━━━━━ Exercise inputs ━━━━━

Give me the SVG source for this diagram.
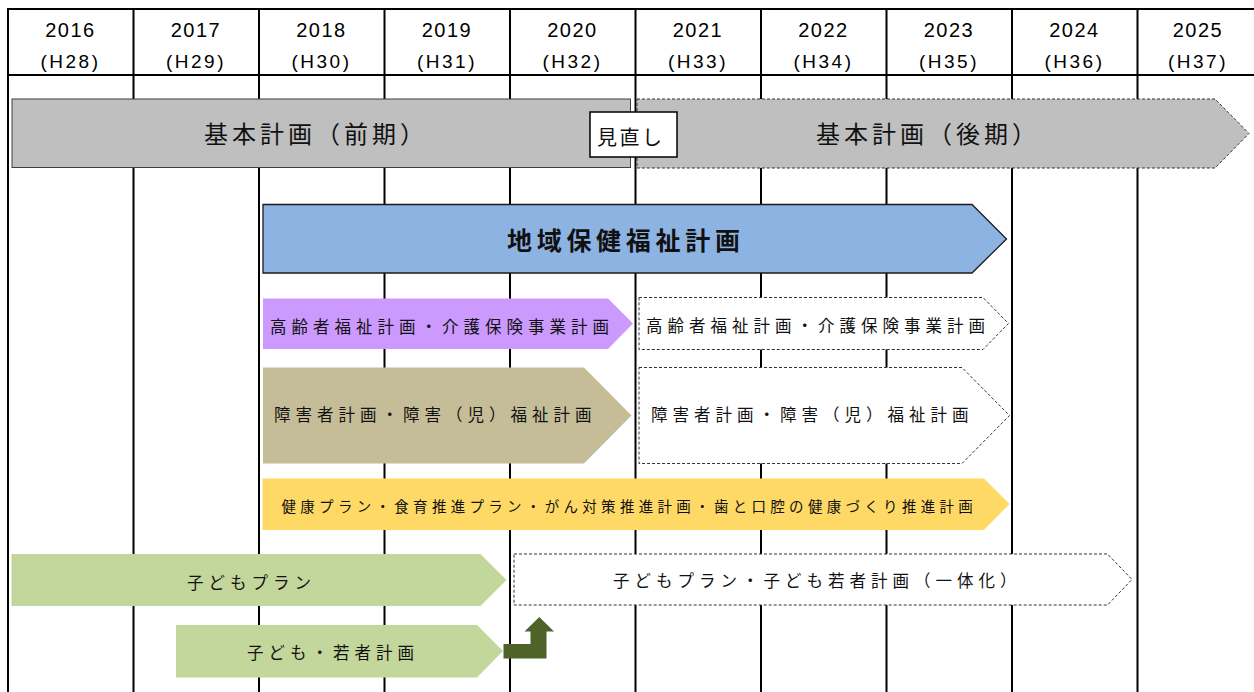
<svg xmlns="http://www.w3.org/2000/svg" width="1254" height="692" viewBox="0 0 1254 692">
<style>
.grid{stroke:#000;stroke-width:2;fill:none}
.yr{font-family:"Liberation Sans","Noto Sans CJK JP",sans-serif;font-size:20px;letter-spacing:1.5px;text-anchor:middle;fill:#000}
.hs{font-family:"Liberation Sans","Noto Sans CJK JP",sans-serif;font-size:19px;letter-spacing:2.5px;text-anchor:middle;fill:#000}
.jp{font-family:"Noto Sans CJK JP",sans-serif;fill:#111}
.big{font-size:24px;letter-spacing:4px}
.mid{font-size:16.5px;letter-spacing:5px}
.sm{font-size:14.5px;letter-spacing:4.3px}
.dash{fill:#fff;stroke:#333;stroke-width:1;stroke-dasharray:3 2}
</style>
<rect x="0" y="0" width="1254" height="692" fill="#fff"/>
<g id="grid">
<line class="grid" x1="7" y1="9" x2="1254" y2="9"/>
<line class="grid" x1="7" y1="75" x2="1254" y2="75"/>
<line class="grid" x1="8" y1="8" x2="8" y2="692"/>
<line class="grid" x1="133.5" y1="9" x2="133.5" y2="692"/>
<line class="grid" x1="259" y1="9" x2="259" y2="692"/>
<line class="grid" x1="384.5" y1="9" x2="384.5" y2="692"/>
<line class="grid" x1="510" y1="9" x2="510" y2="692"/>
<line class="grid" x1="635.5" y1="9" x2="635.5" y2="692"/>
<line class="grid" x1="761" y1="9" x2="761" y2="692"/>
<line class="grid" x1="886.5" y1="9" x2="886.5" y2="692"/>
<line class="grid" x1="1012" y1="9" x2="1012" y2="692"/>
<line class="grid" x1="1137.5" y1="9" x2="1137.5" y2="692"/>
</g>
<g id="header">
<text class="yr" x="70.5" y="37">2016</text><text class="hs" x="70.5" y="68">(H28)</text>
<text class="yr" x="196" y="37">2017</text><text class="hs" x="196" y="68">(H29)</text>
<text class="yr" x="321.5" y="37">2018</text><text class="hs" x="321.5" y="68">(H30)</text>
<text class="yr" x="447" y="37">2019</text><text class="hs" x="447" y="68">(H31)</text>
<text class="yr" x="572.5" y="37">2020</text><text class="hs" x="572.5" y="68">(H32)</text>
<text class="yr" x="698" y="37">2021</text><text class="hs" x="698" y="68">(H33)</text>
<text class="yr" x="823.5" y="37">2022</text><text class="hs" x="823.5" y="68">(H34)</text>
<text class="yr" x="949" y="37">2023</text><text class="hs" x="949" y="68">(H35)</text>
<text class="yr" x="1074.5" y="37">2024</text><text class="hs" x="1074.5" y="68">(H36)</text>
<text class="yr" x="1198" y="37">2025</text><text class="hs" x="1198" y="68">(H37)</text>
</g>
<g id="kihon-zenki">
<rect x="12" y="99" width="618.5" height="68.5" fill="#bfbfbf" stroke="#404040" stroke-width="1"/>
<text class="jp big" x="204" y="143">基本計画（前期）</text>
</g>
<g id="kihon-kouki">
<polygon points="637,99 1215,99 1249,133.5 1215,168 637,168" fill="#bfbfbf" stroke="#333" stroke-width="1" stroke-dasharray="3 2"/>
<text class="jp big" x="816" y="143">基本計画（後期）</text>
</g>
<g id="minaoshi">
<rect x="590" y="112" width="87" height="45" fill="#fff" stroke="#000" stroke-width="1.5"/>
<text class="jp" x="597" y="145" font-size="20" letter-spacing="2.5">見直し</text>
</g>
<g id="chiiki">
<polygon points="263,204.5 972,204.5 1006.5,239 972,273 263,273" fill="#8db3e2" stroke="#1a1a1a" stroke-width="1.3"/>
<text class="jp" x="507" y="250" font-size="25" font-weight="bold" letter-spacing="4.7">地域保健福祉計画</text>
</g>
<g id="koureisha-1">
<polygon points="263,298.5 608,298.5 633,323.5 608,349 263,349" fill="#cc99ff"/>
<text class="jp mid" x="270" y="332.5">高齢者福祉計画・介護保険事業計画</text>
</g>
<g id="koureisha-2">
<polygon class="dash" points="639,297.5 983,297.5 1008.5,323.5 983,349.5 639,349.5"/>
<text class="jp mid" x="646" y="332">高齢者福祉計画・介護保険事業計画</text>
</g>
<g id="shougai-1">
<polygon points="263,367.5 584,367.5 631.5,415.5 584,463.5 263,463.5" fill="#c4bd97"/>
<text class="jp mid" x="274" y="420.5">障害者計画・障害（児）福祉計画</text>
</g>
<g id="shougai-2">
<polygon class="dash" points="639,367.5 962,367.5 1009.5,415.5 962,463.5 639,463.5"/>
<text class="jp mid" x="651" y="420.5">障害者計画・障害（児）福祉計画</text>
</g>
<g id="kenkou">
<polygon points="262.5,478.5 984,478.5 1009.5,504 984,530 262.5,530" fill="#ffd966"/>
<text class="jp sm" x="281.5" y="512">健康プラン・食育推進プラン・がん対策推進計画・歯と口腔の健康づくり推進計画</text>
</g>
<g id="kodomo-plan">
<polygon points="11.5,554 480.5,554 506.5,580 480.5,606 11.5,606" fill="#c3d69b"/>
<text class="jp mid" x="187" y="589" letter-spacing="5.5">子どもプラン</text>
</g>
<g id="kodomo-wakamono">
<polygon points="176,625 477,625 503,651 477,677.5 176,677.5" fill="#c3d69b"/>
<text class="jp mid" x="247" y="659">子ども・若者計画</text>
</g>
<g id="kodomo-ittaika">
<polygon class="dash" points="514,554 1107.5,554 1132,579.5 1107.5,605 514,605"/>
<text class="jp mid" x="613" y="587">子どもプラン・子ども若者計画（一体化）</text>
</g>
<g id="connectors">
<path d="M503.5,644 H530.5 V631.5 H524.5 L539.3,617 L554,631.5 H546.5 V658.5 H503.5 Z" fill="#4f6228"/>
</g>
</svg>
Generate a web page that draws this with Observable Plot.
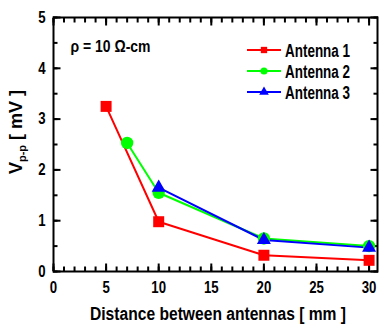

━━━━━

• **Set problem**
Transcribe the records above exactly, leaving out every picture.

• **Full solution**
Give me the SVG source for this diagram.
<svg xmlns="http://www.w3.org/2000/svg" width="1254" height="692" viewBox="0 0 1254 692">
<style>
.grid{stroke:#000;stroke-width:2;fill:none}
.yr{font-family:"Liberation Sans","Noto Sans CJK JP",sans-serif;font-size:20px;letter-spacing:1.5px;text-anchor:middle;fill:#000}
.hs{font-family:"Liberation Sans","Noto Sans CJK JP",sans-serif;font-size:19px;letter-spacing:2.5px;text-anchor:middle;fill:#000}
.jp{font-family:"Noto Sans CJK JP",sans-serif;fill:#111}
.big{font-size:24px;letter-spacing:4px}
.mid{font-size:16.5px;letter-spacing:5px}
.sm{font-size:14.5px;letter-spacing:4.3px}
.dash{fill:#fff;stroke:#333;stroke-width:1;stroke-dasharray:3 2}
</style>
<rect x="0" y="0" width="1254" height="692" fill="#fff"/>
<g id="grid">
<line class="grid" x1="7" y1="9" x2="1254" y2="9"/>
<line class="grid" x1="7" y1="75" x2="1254" y2="75"/>
<line class="grid" x1="8" y1="8" x2="8" y2="692"/>
<line class="grid" x1="133.5" y1="9" x2="133.5" y2="692"/>
<line class="grid" x1="259" y1="9" x2="259" y2="692"/>
<line class="grid" x1="384.5" y1="9" x2="384.5" y2="692"/>
<line class="grid" x1="510" y1="9" x2="510" y2="692"/>
<line class="grid" x1="635.5" y1="9" x2="635.5" y2="692"/>
<line class="grid" x1="761" y1="9" x2="761" y2="692"/>
<line class="grid" x1="886.5" y1="9" x2="886.5" y2="692"/>
<line class="grid" x1="1012" y1="9" x2="1012" y2="692"/>
<line class="grid" x1="1137.5" y1="9" x2="1137.5" y2="692"/>
</g>
<g id="header">
<text class="yr" x="70.5" y="37">2016</text><text class="hs" x="70.5" y="68">(H28)</text>
<text class="yr" x="196" y="37">2017</text><text class="hs" x="196" y="68">(H29)</text>
<text class="yr" x="321.5" y="37">2018</text><text class="hs" x="321.5" y="68">(H30)</text>
<text class="yr" x="447" y="37">2019</text><text class="hs" x="447" y="68">(H31)</text>
<text class="yr" x="572.5" y="37">2020</text><text class="hs" x="572.5" y="68">(H32)</text>
<text class="yr" x="698" y="37">2021</text><text class="hs" x="698" y="68">(H33)</text>
<text class="yr" x="823.5" y="37">2022</text><text class="hs" x="823.5" y="68">(H34)</text>
<text class="yr" x="949" y="37">2023</text><text class="hs" x="949" y="68">(H35)</text>
<text class="yr" x="1074.5" y="37">2024</text><text class="hs" x="1074.5" y="68">(H36)</text>
<text class="yr" x="1198" y="37">2025</text><text class="hs" x="1198" y="68">(H37)</text>
</g>
<g id="kihon-zenki">
<rect x="12" y="99" width="618.5" height="68.5" fill="#bfbfbf" stroke="#404040" stroke-width="1"/>
<text class="jp big" x="204" y="143">基本計画（前期）</text>
</g>
<g id="kihon-kouki">
<polygon points="637,99 1215,99 1249,133.5 1215,168 637,168" fill="#bfbfbf" stroke="#333" stroke-width="1" stroke-dasharray="3 2"/>
<text class="jp big" x="816" y="143">基本計画（後期）</text>
</g>
<g id="minaoshi">
<rect x="590" y="112" width="87" height="45" fill="#fff" stroke="#000" stroke-width="1.5"/>
<text class="jp" x="597" y="145" font-size="20" letter-spacing="2.5">見直し</text>
</g>
<g id="chiiki">
<polygon points="263,204.5 972,204.5 1006.5,239 972,273 263,273" fill="#8db3e2" stroke="#1a1a1a" stroke-width="1.3"/>
<text class="jp" x="507" y="250" font-size="25" font-weight="bold" letter-spacing="4.7">地域保健福祉計画</text>
</g>
<g id="koureisha-1">
<polygon points="263,298.5 608,298.5 633,323.5 608,349 263,349" fill="#cc99ff"/>
<text class="jp mid" x="270" y="332.5">高齢者福祉計画・介護保険事業計画</text>
</g>
<g id="koureisha-2">
<polygon class="dash" points="639,297.5 983,297.5 1008.5,323.5 983,349.5 639,349.5"/>
<text class="jp mid" x="646" y="332">高齢者福祉計画・介護保険事業計画</text>
</g>
<g id="shougai-1">
<polygon points="263,367.5 584,367.5 631.5,415.5 584,463.5 263,463.5" fill="#c4bd97"/>
<text class="jp mid" x="274" y="420.5">障害者計画・障害（児）福祉計画</text>
</g>
<g id="shougai-2">
<polygon class="dash" points="639,367.5 962,367.5 1009.5,415.5 962,463.5 639,463.5"/>
<text class="jp mid" x="651" y="420.5">障害者計画・障害（児）福祉計画</text>
</g>
<g id="kenkou">
<polygon points="262.5,478.5 984,478.5 1009.5,504 984,530 262.5,530" fill="#ffd966"/>
<text class="jp sm" x="281.5" y="512">健康プラン・食育推進プラン・がん対策推進計画・歯と口腔の健康づくり推進計画</text>
</g>
<g id="kodomo-plan">
<polygon points="11.5,554 480.5,554 506.5,580 480.5,606 11.5,606" fill="#c3d69b"/>
<text class="jp mid" x="187" y="589" letter-spacing="5.5">子どもプラン</text>
</g>
<g id="kodomo-wakamono">
<polygon points="176,625 477,625 503,651 477,677.5 176,677.5" fill="#c3d69b"/>
<text class="jp mid" x="247" y="659">子ども・若者計画</text>
</g>
<g id="kodomo-ittaika">
<polygon class="dash" points="514,554 1107.5,554 1132,579.5 1107.5,605 514,605"/>
<text class="jp mid" x="613" y="587">子どもプラン・子ども若者計画（一体化）</text>
</g>
<g id="connectors">
<path d="M503.5,644 H530.5 V631.5 H524.5 L539.3,617 L554,631.5 H546.5 V658.5 H503.5 Z" fill="#4f6228"/>
</g>
</svg>
Generate a web page that draws this with Observable Plot.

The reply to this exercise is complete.